Layers with CSS Modules and shadow DOM
Layers are global — they apply across the stylesheet cascade, not per-module. CSS Modules classes in @layer components participate in global layer ordering. Shadow DOM encapsulation is separate — shadow styles don't interact with document layers.
Practical split:
- Global layers — resets, tokens, utilities, third-party
- CSS Modules / shadow DOM — component-scoped defaults (can still use
@layer componentsinside the module stylesheet for consistency)
Migration from ITCSS or BEM-only architecture
If you're coming from ITCSS (Settings → Tools → Generic → Elements → Objects → Components → Utilities):
| ITCSS layer | Cascade layer |
|---|---|
| Generic / Elements | reset, base |
| Objects | components (layout objects) |
| Components | components |
| Utilities | utilities |
Wrap existing files incrementally:
@layer legacy, components, utilities;
@import "old-itcss-generic.css" layer(legacy);
@import "old-itcss-components.css" layer(legacy);
@layer components {
/* new component code here — already beats legacy */
}
New code in higher layers overrides old code without touching legacy files.
Debugging layer conflicts
Chrome DevTools shows "Cascade layer" in the computed styles trace. When a rule loses:
- Check if winner is in a higher-priority layer
- Check if winner is unlayered (always beats layered)
- Check
!importanton either rule - Only then check specificity
Failure modes
- Unlayered third-party CSS — Bootstrap or legacy global CSS without
@layerbeats all your carefully layered components - Layer order not declared upfront — first
@layer components { }block creates layer; order depends on first declaration site - Duplicate layer names — same name merges into one layer (usually intended, but surprises if accidental)
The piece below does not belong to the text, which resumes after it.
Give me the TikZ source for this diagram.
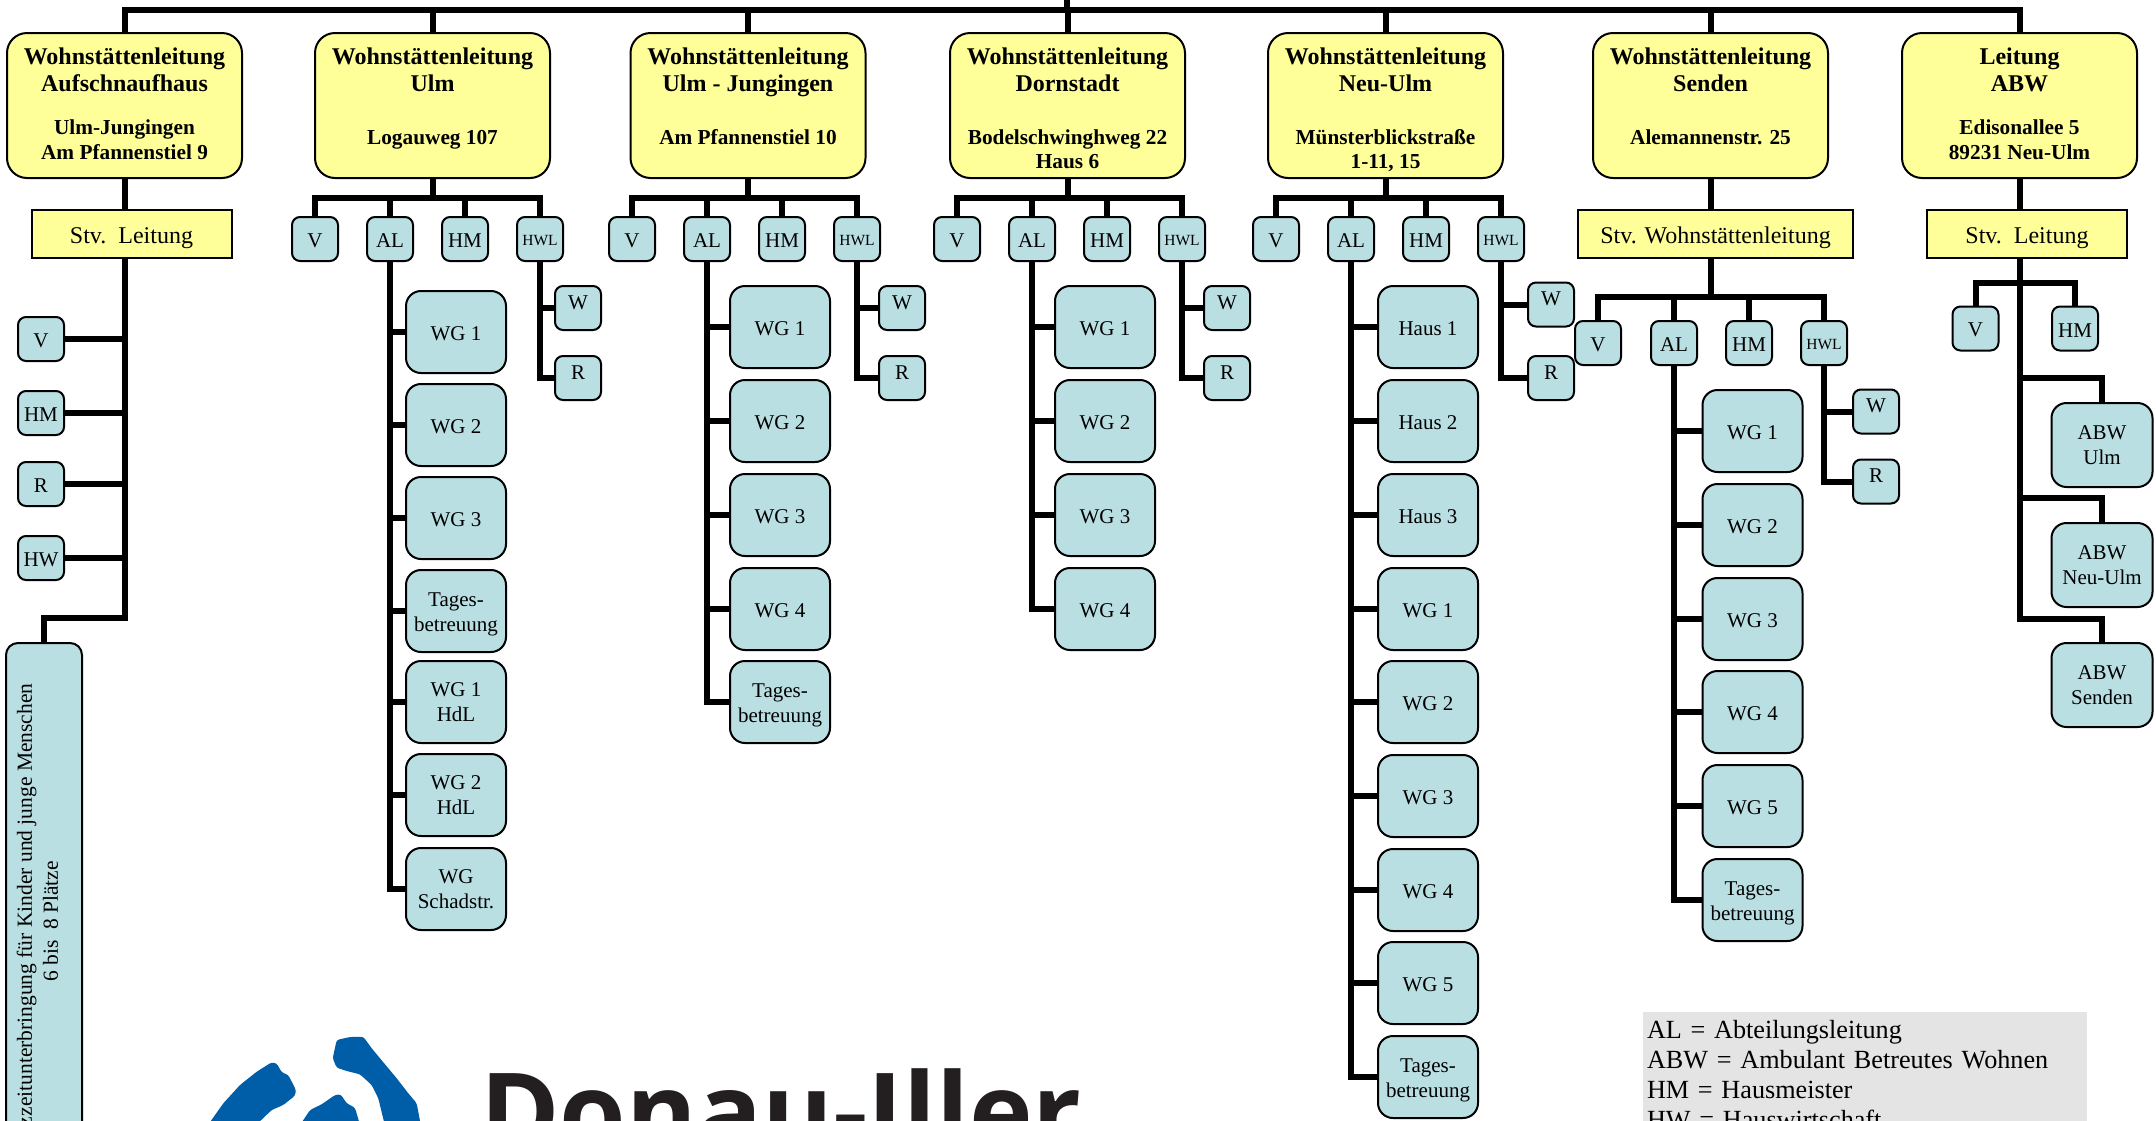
\documentclass[tikz,border=0pt]{standalone}
\usepackage{fontspec}
\setmainfont{Liberation Serif}
\newfontfamily\logofont{Open Sans}
\definecolor{topyellow}{HTML}{FFFF99}
\definecolor{boxblue}{HTML}{BADFE3}
\definecolor{legendgray}{HTML}{E4E4E4}
\definecolor{logoblue}{HTML}{005EA8}
\definecolor{logodark}{HTML}{231F20}
\pgfdeclarelayer{bg}
\pgfsetlayers{bg,main}
\tikzset{
  conn/.style={draw=black,line width=6pt,line cap=rect,line join=miter},
  topbox/.style={draw=black,fill=topyellow,line width=2pt,rounded corners=20pt,minimum width=235pt,minimum height=145pt,inner sep=0pt,outer sep=0pt},
  stvbox/.style={draw=black,fill=topyellow,line width=2pt,minimum height=48pt,inner sep=0pt,outer sep=0pt,font=\fontsize{24}{27}\selectfont,execute at begin node={\rule{0pt}{24pt}}},
  smallbox/.style={draw=black,fill=boxblue,line width=2pt,rounded corners=8pt,minimum width=46pt,minimum height=44pt,inner sep=0pt,outer sep=0pt,font=\fontsize{21}{25}\selectfont,execute at begin node={\rule{0pt}{17pt}}},
  tinytext/.style={font=\fontsize{15.5}{18}\selectfont,execute at begin node={}},
  wgbox/.style={draw=black,fill=boxblue,line width=2pt,rounded corners=15pt,minimum width=100pt,minimum height=82pt,inner sep=0pt,outer sep=0pt,align=center,font=\fontsize{21}{25}\selectfont,execute at begin node={\rule{0pt}{17pt}}},
  abwbox/.style={wgbox,minimum width=101pt,minimum height=84pt,execute at begin node={}},
  legendbox/.style={fill=legendgray,anchor=north west,text width=436pt,inner xsep=4pt,inner ysep=8pt,outer sep=0pt,align=left,font=\fontsize{26.2}{30}\selectfont},
  logotext/.style={anchor=base west,inner sep=0pt,text=logodark,font=\logofont\bfseries\fontsize{107.7}{110}\selectfont},
  logoshape/.style={fill=logoblue,rounded corners=2.5pt}
}
% title, gap, baseline skip of the address, address
\newcommand{\toplabel}[4]{\parbox[c][145pt][t]{230pt}{\centering\bfseries\vspace*{15.3pt}\fontsize{24}{27}\selectfont #1\par\vspace{#2}\fontsize{21.3}{#3}\selectfont #4\par}}
\newcommand{\up}[1]{\raisebox{7.5pt}[0pt]{#1}}
\newcommand{\tagesname}{\rule{0pt}{20pt}Tages-\\betreuung}
\begin{document}
\begin{tikzpicture}[x=1pt,y=-1pt]
\useasboundingbox (0,0) rectangle (2156,1120);
\clip (0,0) rectangle (2156,1120);
% leadership boxes
\node[topbox] (t1) at (124.5,105.5) {\toplabel{Wohnstättenleitung\\Aufschnaufhaus}{18pt}{25}{Ulm-Jungingen\\Am Pfannenstiel 9}};
\node[topbox] (t2) at (432.5,105.5) {\toplabel{Wohnstättenleitung\\Ulm}{29pt}{24}{Logauweg 107}};
\node[topbox] (t3) at (748,105.5) {\toplabel{Wohnstättenleitung\\Ulm - Jungingen}{29pt}{24}{Am Pfannenstiel 10}};
\node[topbox] (t4) at (1067.5,105.5) {\toplabel{Wohnstättenleitung\\Dornstadt}{29pt}{24}{Bodelschwinghweg 22\\Haus 6}};
\node[topbox] (t5) at (1385.5,105.5) {\toplabel{Wohnstättenleitung\\Neu-Ulm}{29pt}{24}{Münsterblickstraße\\1-11, 15}};
\node[topbox] (t6) at (1710.5,105.5) {\toplabel{Wohnstättenleitung\\Senden}{29pt}{24}{Alemannenstr. 25}};
\node[topbox] (t7) at (2019.5,105.5) {\toplabel{Leitung\\ABW}{18pt}{25}{Edisonallee 5\\89231 Neu-Ulm}};
% deputies
\node[stvbox,minimum width=200pt] (s1) at (131.5,234) {Stv.~~Leitung};
\node[stvbox,minimum width=275pt] (s6) at (1715.5,234) {Stv. Wohnstättenleitung};
\node[stvbox,minimum width=200pt] (s7) at (2027,234) {Stv.~~Leitung};
% left column
\node[smallbox] (lV) at (41,339) {V};
\node[smallbox] (lHM) at (41,413) {HM};
\node[smallbox] (lR) at (41,484) {R};
\node[smallbox] (lHW) at (41,558) {HW};
\node[wgbox,rounded corners=12pt,minimum width=76pt,minimum height=557pt,execute at begin node={},font=\fontsize{21.5}{25}\selectfont] (kz) at (44,921.5) {\rotatebox{90}{\parbox{520pt}{\centering Kurzzeitunterbringung für Kinder und junge Menschen\\[1pt] 6 bis~~8 Plätze\vspace{13pt}}}};
% columns of small boxes
\foreach \c/\v/\a/\h/\w/\wx/\wy/\ry/\cy in {2/315/390/465/540/578/308/378/239,3/632/707/782/857/902/308/378/239,4/957/1032/1107/1182/1227/308/378/239,5/1276/1351/1426/1501/1551/304.5/378/239,6/1598/1674/1749/1824/1876/411.5/481.5/343}{
  \node[smallbox] (c\c V) at (\v,\cy) {V};
  \node[smallbox] (c\c AL) at (\a,\cy) {AL};
  \node[smallbox] (c\c HM) at (\h,\cy) {HM};
  \node[smallbox,tinytext] (c\c HWL) at (\w,\cy) {\raisebox{2pt}[10.5pt]{HWL}};
  \node[smallbox] (c\c W) at (\wx,\wy) {\up{W}};
  \node[smallbox] (c\c R) at (\wx,\ry) {\up{R}};
}
% Ulm
\node[wgbox] (c2a) at (456,332) {WG 1};
\node[wgbox] (c2b) at (456,425) {WG 2};
\node[wgbox] (c2c) at (456,518) {WG 3};
\node[wgbox] (c2d) at (456,611) {\tagesname};
\node[wgbox] (c2e) at (456,702) {WG 1\\HdL};
\node[wgbox] (c2f) at (456,795) {WG 2\\HdL};
\node[wgbox] (c2g) at (456,889) {WG\\Schadstr.};
% Ulm - Jungingen
\node[wgbox] (c3a) at (780,327) {WG 1};
\node[wgbox] (c3b) at (780,421) {WG 2};
\node[wgbox] (c3c) at (780,515) {WG 3};
\node[wgbox] (c3d) at (780,609) {WG 4};
\node[wgbox] (c3e) at (780,702) {\tagesname};
% Dornstadt
\node[wgbox] (c4a) at (1105,327) {WG 1};
\node[wgbox] (c4b) at (1105,421) {WG 2};
\node[wgbox] (c4c) at (1105,515) {WG 3};
\node[wgbox] (c4d) at (1105,609) {WG 4};
% Neu-Ulm
\node[wgbox] (c5a) at (1428,327) {Haus 1};
\node[wgbox] (c5b) at (1428,421) {Haus 2};
\node[wgbox] (c5c) at (1428,515) {Haus 3};
\node[wgbox] (c5d) at (1428,609) {WG 1};
\node[wgbox] (c5e) at (1428,702) {WG 2};
\node[wgbox] (c5f) at (1428,796) {WG 3};
\node[wgbox] (c5g) at (1428,890) {WG 4};
\node[wgbox] (c5h) at (1428,983) {WG 5};
\node[wgbox] (c5i) at (1428,1077) {\tagesname};
% Senden
\node[wgbox] (c6a) at (1752.5,431) {WG 1};
\node[wgbox] (c6b) at (1752.5,525) {WG 2};
\node[wgbox] (c6c) at (1752.5,619) {WG 3};
\node[wgbox] (c6d) at (1752.5,712) {WG 4};
\node[wgbox] (c6e) at (1752.5,806) {WG 5};
\node[wgbox] (c6f) at (1752.5,900) {\tagesname};
% ABW
\node[smallbox] (c7V) at (1975.5,328.5) {V};
\node[smallbox] (c7HM) at (2075,328.5) {HM};
\node[abwbox] (c7a) at (2102,445) {ABW\\Ulm};
\node[abwbox] (c7b) at (2102,565) {ABW\\Neu-Ulm};
\node[abwbox] (c7c) at (2102,685) {ABW\\Senden};
% legend
\node[legendbox] (legend) at (1643,1012) {AL = Abteilungsleitung\\ABW = Ambulant Betreutes Wohnen\\HM = Hausmeister\\HW = Hauswirtschaft};
% logo
\fill[logoshape] (336.7,1040) -- (350,1037) -- (363.3,1036.7) -- (371.7,1048.3) -- (380,1058.3) -- (396.7,1078.3) -- (408.3,1093.3) -- (416.7,1103.3) -- (421.7,1130) -- (386,1130) -- (378.3,1098.3) -- (371.7,1085) -- (360,1074.3) -- (346.7,1071) -- (336.7,1067.7) -- (332.7,1058.3) -- cycle;
\fill[logoshape] (271.7,1062.3) -- (276.7,1063.3) -- (281.7,1072.3) -- (288.3,1075) -- (296,1090) -- (295,1095.7) -- (283.3,1105) -- (271.7,1110) -- (256,1125) -- (208,1125) -- (223.3,1103.3) -- (240,1085) -- (256.7,1071.7) -- cycle;
\fill[logoshape] (300,1125) -- (310,1110) -- (321.7,1104.3) -- (335,1095) -- (340.7,1094.3) -- (346.7,1103.3) -- (355,1107.7) -- (360,1125) -- cycle;
\node[logotext] (logoname) at (480,1150) {Donau-Iller};
% connectors
\begin{pgfonlayer}{bg}
\coordinate (root) at (1067,0);
\coordinate (bar) at (1067,10);
\draw[conn] (t1.north) |- (bar) -| (t7.north);
\draw[conn] (root) -- (bar);
\foreach \n in {2,...,6} {\draw[conn] (t\n.north) -- (t\n.north |- bar);}
% left column
\coordinate (k1) at (124.5,618);
\draw[conn] (t1.south) -- (k1) -| (kz.north);
\foreach \n in {lV,lHM,lR,lHW} {\draw[conn] (\n.east) -- (\n.east -| k1);}
% columns with four small boxes
\foreach \c/\by in {2/198,3/198,4/198,5/198,6/297}{
  \coordinate (bus\c) at (t\c.south |- 0,\by);
  \draw[conn] (t\c.south) -- (bus\c);
  \draw[conn] (c\c V.north) |- (bus\c) -| (c\c HWL.north);
  \draw[conn] (c\c AL.north) -- (c\c AL.north |- bus\c);
  \draw[conn] (c\c HM.north) -- (c\c HM.north |- bus\c);
  \draw[conn] (c\c HWL.south) |- (c\c R.west);
  \draw[conn] (c\c W.west) -- (c\c W.west -| c\c HWL.south);
}
\foreach \n in {a,...,f} {\draw[conn] (c2\n.west) -- (c2\n.west -| c2AL.south);}
\draw[conn] (c2AL.south) |- (c2g.west);
\foreach \n in {a,...,d} {\draw[conn] (c3\n.west) -- (c3\n.west -| c3AL.south);}
\draw[conn] (c3AL.south) |- (c3e.west);
\foreach \n in {a,...,c} {\draw[conn] (c4\n.west) -- (c4\n.west -| c4AL.south);}
\draw[conn] (c4AL.south) |- (c4d.west);
\foreach \n in {a,...,h} {\draw[conn] (c5\n.west) -- (c5\n.west -| c5AL.south);}
\draw[conn] (c5AL.south) |- (c5i.west);
\foreach \n in {a,...,e} {\draw[conn] (c6\n.west) -- (c6\n.west -| c6AL.south);}
\draw[conn] (c6AL.south) |- (c6f.west);
% ABW
\coordinate (bus7) at (t7.south |- 0,283);
\coordinate (k7) at (t7.south |- 0,619);
\draw[conn] (t7.south) -- (k7) -| (c7c.north);
\draw[conn] (c7V.north) |- (bus7) -| (c7HM.north);
\coordinate (k7a) at (t7.south |- 0,378);
\coordinate (k7b) at (t7.south |- 0,498);
\draw[conn] (k7a) -| (c7a.north);
\draw[conn] (k7b) -| (c7b.north);
\end{pgfonlayer}
\end{tikzpicture}
\end{document}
- Forgetting layer on new imports —
@import "new-lib.css"withoutlayer()creates unlayered styles
Production checklist
- Layer order declared once at stylesheet entry point
- All third-party CSS imported into a low-priority layer
- No unlayered author styles except intentional overrides
- Tailwind/custom utilities in highest utility layer
- DevTools layer trace verified for common override scenarios
!importantavoided or confined to overrides layer with comments
Resources
Frequently asked questions
What problem do CSS cascade layers solve?
Cascade layers let you define explicit priority groups independent of selector specificity and source order within a group. A single-class utility in @layer utilities can lose to a low-specificity rule in @layer components when components layer is declared later—without !important or specificity hacks.
How do I declare layer order?
Use @layer name, name, name; at the top of your stylesheet to fix order—first listed has lowest priority, last wins among layers. Unlayered styles beat all layered styles. Import into layers with @import url() layer(utilities);
Should I put Tailwind in a layer?
Tailwind v4 integrates cascade layers natively—base, components, utilities map to @layer directives. Custom CSS should live in named layers declared before utilities so utilities override components predictably.